Not only that, Kaye Webb, Searle’s first wife, was the picture editor of Lilliput.
The popularity of the cartoons led to four films between 1954 and 1966. The first was The Belles of St. Trinian’s with Alistair Sim, Joyce Grenfell and George Cole.
Another film followed in 1980, and then two films in 2007 and 2009 with Rupert Everett playing two roles, one of the girls and the school’s spinster headmistress.
9. ‘Metal Postcard’ by Siouxsie and the Banshees
A Heartfield montage on the cover of Picture Post dated 9 September 1939
In the 1930s and early 1940s, Stefan Lorant published the photomontages of German Dadaist John Heartfield. Both had fled to Britain to escape the Nazi regime. Lorant popularised Heartfield’s anti-Hitler photomontages in Britain through both Lilliput and Picture Post – two of the most popular magazines of the era.

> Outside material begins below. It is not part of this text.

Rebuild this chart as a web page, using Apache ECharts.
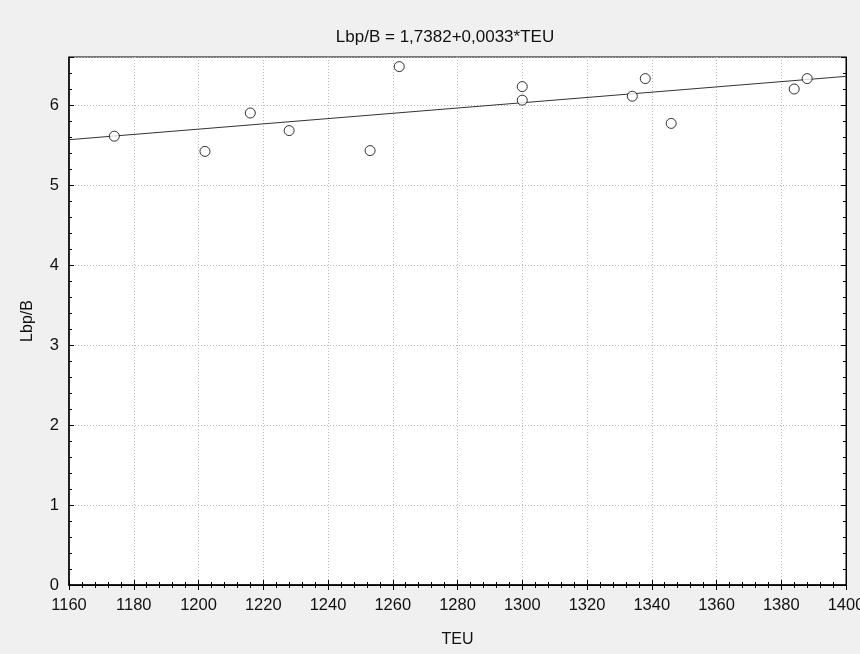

Heartfield’s response to the Munich Agreement, ‘The Happy Elephants’ of two elephants flying, was used in the third issue of Picture Post (15 October 1938) and his montage of Hitler as the Kaiser used as a front cover for 9 September 1939, a week after war broke out. The images became familiar to the British population and one of Heartfield’s montages, ‘Hurray, the Butter is All Gone!’ inspired the song ‘Metal Postcard’ by Siouxsie and the Banshees.
10. £100m for Britain’s poorest people
The Big Issue of 4 March 2016 celebrates 200 million sales
In 1991, John Bird founded The Big Issue to help homeless people earn some cash and to try to shame the John Major government into doing more to help them. In April 2016, The Big Issue marked the sale of 200 million copies.
Street vendors sell 100,000 copies a week and the proceeds they earn help keep a roof over their heads.
In total, Bird reckons the magazine has helped homeless people earn £100m. Furthermore, The Big Issue has inspired street papers in 120 other countries, leading a global self-help revolution.